The discussion also brought up interesting points about audiences for art in libraries, with Ally Proctor sharing the experience of a friend of hers who, while presenting artworks in a library in the US, came across an unexpected audience of homeless people who habitually use the library as a safe and dry refuge from the outdoor conditions. Could art in libraries be a means of reaching out to these disenfranchised audiences?
Karen McCauley spoke about how the Royal Conservatoire’s library has often hosted musical events, rather than visual art, obviously influenced by the students’ artistic focus and there was discussion of maybe developing some sort of exchange where students from the Conservatoire could perform at the GSA Library and GSA students could create art for the Conservatoire.

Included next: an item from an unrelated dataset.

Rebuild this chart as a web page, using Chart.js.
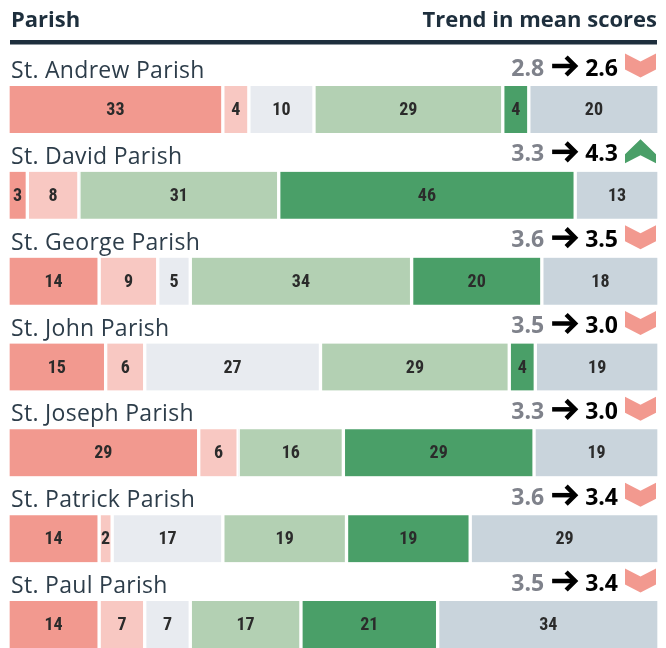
<!DOCTYPE html>
<html>
<head>
<meta charset="utf-8">
<script src="https://cdn.jsdelivr.net/npm/chart.js@4.4.1/dist/chart.umd.min.js"></script>
<style>
  html, body { margin: 0; padding: 0; background: #ffffff; }
  #wrap { width: 666px; height: 648px; }
</style>
</head>
<body>
<div id="wrap"><canvas id="parishChart" width="666" height="648"></canvas></div>
<script>
// Data
const parishes = ['St. Andrew Parish', 'St. David Parish', 'St. George Parish', 'St. John Parish',
                  'St. Joseph Parish', 'St. Patrick Parish', 'St. Paul Parish'];
const veryNegative = [33, 3, 14, 15, 29, 14, 14];
const negative = [4, 8, 9, 6, 6, 2, 7];
const neutral = [10, 0, 5, 27, 0, 17, 7];
const positive = [29, 31, 34, 29, 16, 19, 17];
const veryPositive = [4, 46, 20, 4, 29, 19, 21];
const dontKnow = [20, 13, 18, 19, 19, 29, 34];
const scoreBefore = [2.8, 3.3, 3.6, 3.5, 3.3, 3.6, 3.5];
const scoreAfter = [2.6, 4.3, 3.5, 3.0, 3.0, 3.4, 3.4];

const seriesNames = ['Very negative', 'Negative', 'Neutral', 'Positive', 'Very positive', "Don't know"];
const seriesValues = [veryNegative, negative, neutral, positive, veryPositive, dontKnow];
const seriesColors = ['#f2998f', '#f8c8c2', '#e8ebf0', '#b3d0b3', '#4a9f68', '#c9d4dc'];

// each bar fills the full width, so share of the row total
const rowTotals = parishes.map((p, i) => seriesValues.reduce((s, arr) => s + arr[i], 0));

const DARK = '#1e2f3d';
const DOWN = '#f2998f';
const UP = '#4a9f68';

function drawChevron(ctx, right, cy, up, color) {
    const w = 31, h = 24, t = 16;
    const l = right - w;
    const top = cy - h / 2;
    ctx.save();
    ctx.fillStyle = color;
    ctx.beginPath();
    if (up) {
        ctx.moveTo(l, top + h - t + 7);
        ctx.lineTo(l + w / 2, top);
        ctx.lineTo(right, top + h - t + 7);
        ctx.lineTo(right, top + h);
        ctx.lineTo(l + w / 2, top + h - 8);
        ctx.lineTo(l, top + h);
    } else {
        ctx.moveTo(l, top);
        ctx.lineTo(l + w / 2, top + 8);
        ctx.lineTo(right, top);
        ctx.lineTo(right, top + t);
        ctx.lineTo(l + w / 2, top + h);
        ctx.lineTo(l, top + t);
    }
    ctx.closePath();
    ctx.fill();
    ctx.restore();
}

function drawArrow(ctx, left, cy) {
    ctx.save();
    ctx.strokeStyle = '#000000';
    ctx.lineWidth = 4.5;
    ctx.lineJoin = 'miter';
    ctx.beginPath();
    ctx.moveTo(left, cy);
    ctx.lineTo(left + 22, cy);
    ctx.stroke();
    ctx.beginPath();
    ctx.moveTo(left + 14, cy - 9);
    ctx.lineTo(left + 23, cy);
    ctx.lineTo(left + 14, cy + 9);
    ctx.stroke();
    ctx.restore();
}

const overlay = {
    id: 'overlay',
    afterDatasetsDraw(chart) {
        const ctx = chart.ctx;
        const yScale = chart.scales.y;

        // numbers inside the segments
        ctx.save();
        ctx.font = 'bold 18px "Roboto Condensed", "Liberation Sans Narrow", "DejaVu Sans Condensed", Roboto, sans-serif';
        ctx.fillStyle = '#2b2b2b';
        ctx.textAlign = 'center';
        ctx.textBaseline = 'middle';
        chart.data.datasets.forEach((ds, di) => {
            chart.getDatasetMeta(di).data.forEach((bar, i) => {
                const v = seriesValues[di][i];
                if (!v) return;
                ctx.fillText(String(v), (bar.x + bar.base) / 2, bar.y + 1);
            });
        });
        ctx.restore();

        // header
        ctx.save();
        ctx.fillStyle = DARK;
        ctx.font = 'bold 22px "Open Sans", sans-serif';
        ctx.textBaseline = 'alphabetic';
        ctx.textAlign = 'left';
        ctx.fillText('Parish', 11, 27);
        ctx.textAlign = 'right';
        ctx.fillText('Trend in mean scores', 657, 27);
        ctx.fillRect(10, 40, 647, 4.5);
        ctx.restore();

        // row titles and trend
        parishes.forEach((name, i) => {
            const cy = yScale.getPixelForValue(i);
            const base = cy - 31.5;
            ctx.save();
            ctx.textBaseline = 'alphabetic';
            ctx.font = '23px "Open Sans", sans-serif';
            ctx.letterSpacing = '0.3px';
            ctx.fillStyle = '#2d3d4a';
            ctx.textAlign = 'left';
            ctx.fillText(name, 11, base);
            ctx.letterSpacing = '0px';

            const up = scoreAfter[i] > scoreBefore[i];
            drawChevron(ctx, 656, cy - 44, up, up ? UP : DOWN);

            const numBase = cy - 34;
            const mid = cy - 43.5;
            ctx.font = 'bold 23px "Open Sans", sans-serif';
            ctx.textAlign = 'right';
            ctx.fillStyle = '#000000';
            const after = scoreAfter[i].toFixed(1);
            ctx.fillText(after, 618, numBase);
            const afterW = ctx.measureText(after).width;
            const arrowLeft = 618 - afterW - 33;
            drawArrow(ctx, arrowLeft, mid);
            ctx.fillStyle = '#7f828b';
            ctx.fillText(scoreBefore[i].toFixed(1), arrowLeft - 8, numBase);
            ctx.restore();
        });
    }
};

new Chart(document.getElementById('parishChart'), {
    type: 'bar',
    data: {
        labels: parishes,
        datasets: seriesNames.map((name, di) => ({
            label: name,
            data: seriesValues[di].map((v, i) => v / rowTotals[i] * 100),
            backgroundColor: seriesColors[di],
            borderColor: '#ffffff',
            borderWidth: { left: 2, right: 2, top: 0, bottom: 0 },
            borderSkipped: false,
            barThickness: 47,
            clip: false
        }))
    },
    options: {
        indexAxis: 'y',
        responsive: false,
        animation: false,
        layout: {
            padding: { left: 8, right: 7, top: 109.5, bottom: 23.5 }
        },
        plugins: {
            legend: { display: false },
            tooltip: { enabled: false },
            title: { display: false }
        },
        scales: {
            x: {
                stacked: true,
                min: 0,
                max: 100,
                display: false
            },
            y: {
                stacked: true,
                offset: false,
                display: false
            }
        }
    },
    plugins: [overlay]
});
</script>
</body>
</html>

After the end of Library Camp Glasgow, Karen also brought up some new discussion points via her blog, which would be interesting to thrash out at a later event about how librarians evaluate the value and reach of creative efforts taking place in libraries. For me the idea of art in libraries is an important component of the political stance taken by environmental artists to displace art from its position of elitism and commercialism and instead make it available to everyone on a platform where the audience feels included in the work.
Secondly though, how do librarians speak about the work once it’s been produced? Do they have the necessary critical vocabulary to do so? In my first week as a trainee at GSA, there were indeed a lot of questions going about on what constitutes a crit term for the critical analysis session students at GSA regularly have to take part in to develop a critical awareness of their work. It was interesting to me to find out that none of the librarians at GSA had ever taken part in one, even though I’d imagine that their insights would be really valuable. I’m not sure though that there is such a need for complex language in the analysis of art. Most importantly, I feel that everyone should be able to provide a critique of an artwork, without in depth training (even though this may go against the past 3 years I spent studying at GSA). In 4th year Environmental Art, my crits used to get broken down in 3 parts:
- Describe what you see.
- Describe how it makes you feel.
- Interpret the meaning of what you see and how the work makes you feel.

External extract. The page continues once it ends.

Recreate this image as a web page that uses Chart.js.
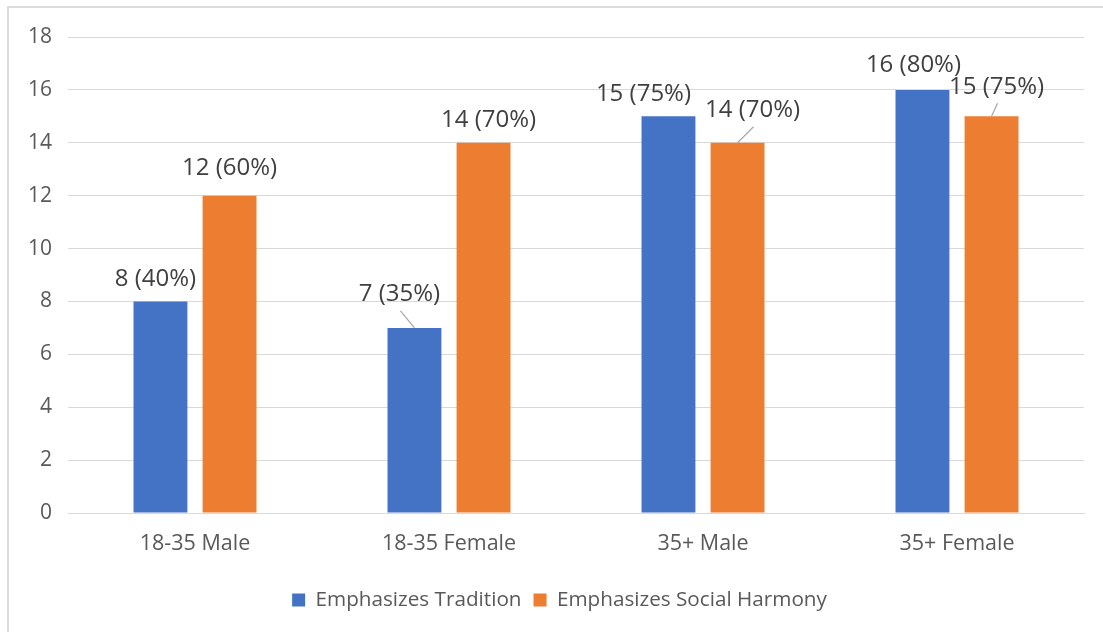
<!DOCTYPE html>
<html>
<head>
<meta charset="utf-8">
<script src="https://cdn.jsdelivr.net/npm/chart.js@4.4.1/dist/chart.umd.min.js"></script>
<style>
    html, body { margin: 0; padding: 0; background: #fff; overflow: hidden; }
    .frame { position: absolute; left: 7px; top: 6px; width: 1200px; height: 800px; border: 2px solid #dcdcdc; }
    .canvasDiv { position: absolute; left: 0; top: 0; width: 1103px; height: 632px; }
</style>
</head>
<body>
<div class="frame"></div>
<div class="canvasDiv">
    <canvas id="bar-chart" width="1103" height="632"></canvas>
</div>
<script>
var groups = ["18-35 Male", "18-35 Female", "35+ Male", "35+ Female"];
var tradition = [8, 7, 15, 16];
var harmony = [12, 14, 14, 15];
var traditionPct = [40, 35, 75, 80];
var harmonyPct = [60, 70, 70, 75];
var yTicks = [0, 2, 4, 6, 8, 10, 12, 14, 16, 18];

// where each value label sits relative to the top of its bar, and which get a leader line
var traditionLabelShift = [[-5, -24], [-15, -35], [-25, -24], [-9, -26]];
var harmonyLabelShift = [[0, -29], [5, -24], [15, -34], [5, -31]];
var traditionLeader = [false, true, false, false];
var harmonyLeader = [false, false, true, true];

var font = "'Open Sans', 'Noto Sans', sans-serif";

var valueLabels = {
    id: "valueLabels",
    afterDatasetsDraw: function (chart) {
        var ctx = chart.ctx;
        var pcts = [traditionPct, harmonyPct];
        var shifts = [traditionLabelShift, harmonyLabelShift];
        var leaders = [traditionLeader, harmonyLeader];
        var size = 24;
        ctx.save();
        ctx.font = size + "px " + font;
        ctx.textAlign = "center";
        ctx.textBaseline = "alphabetic";
        chart.data.datasets.forEach(function (ds, di) {
            var meta = chart.getDatasetMeta(di);
            meta.data.forEach(function (bar, i) {
                var cx = bar.x + shifts[di][i][0];
                var cy = bar.y + shifts[di][i][1];
                if (leaders[di][i]) {
                    ctx.strokeStyle = "#a6a6a6";
                    ctx.lineWidth = 1.2;
                    ctx.beginPath();
                    ctx.moveTo(cx + 1, cy + 18);
                    ctx.lineTo(bar.x, bar.y);
                    ctx.stroke();
                }
                ctx.fillStyle = "#404040";
                ctx.fillText(ds.data[i] + " (" + pcts[di][i] + "%)", cx, cy + size * 0.357);
            });
        });
        ctx.restore();
    }
};

// centre the legend under the plot area instead of the whole canvas
var legendUnderPlot = {
    id: "legendUnderPlot",
    afterLayout: function (chart) {
        chart.legend.left += 35;
    }
};

new Chart(document.getElementById("bar-chart"), {
    type: "bar",
    data: {
        labels: groups,
        datasets: [
            {label: "Emphasizes Tradition", data: tradition, backgroundColor: "#4472C4"},
            {label: "Emphasizes Social Harmony", data: harmony, backgroundColor: "#ED7D31"}
        ]
    },
    options: {
        responsive: false,
        animation: false,
        devicePixelRatio: 1,
        categoryPercentage: 0.544,
        barPercentage: 0.78,
        layout: {padding: {top: 37, right: 19, left: 0, bottom: 11.7}},
        plugins: {
            tooltip: {enabled: false},
            legend: {
                position: "bottom",
                labels: {
                    boxWidth: 13,
                    boxHeight: 13,
                    padding: 12,
                    color: "#595959",
                    font: {family: font, size: 20.7}
                }
            }
        },
        scales: {
            x: {
                grid: {display: false},
                border: {color: "#d9d9d9", width: 1},
                ticks: {color: "#595959", padding: 10, font: {family: font, size: 21.5}},
                afterFit: function (scale) { scale.height = 64.6; }
            },
            y: {
                min: 0,
                max: 18,
                afterBuildTicks: function (scale) {
                    scale.ticks = yTicks.map(function (v) { return {value: v}; });
                },
                grid: {color: "#d9d9d9", lineWidth: 1, drawTicks: false},
                border: {display: false},
                ticks: {color: "#595959", padding: 16, font: {family: font, size: 21}},
                afterFit: function (scale) { scale.width = 68; }
            }
        }
    },
    plugins: [valueLabels, legendUnderPlot]
});
</script>
</body>
</html>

Finally, depending on whether the interpretation matched the artist’s intention or not, the artwork would be deemed successful or unsuccessful. I feel this structure could easily be transferred to the context of a librarian discussing work taking place in their library, but equally could be passed on to any member of the public, trained or untrained, who wished to discuss an artwork.
Hopefully, this is only the start of many discussions on how libraries can provide the framework for many forms of artistic expression.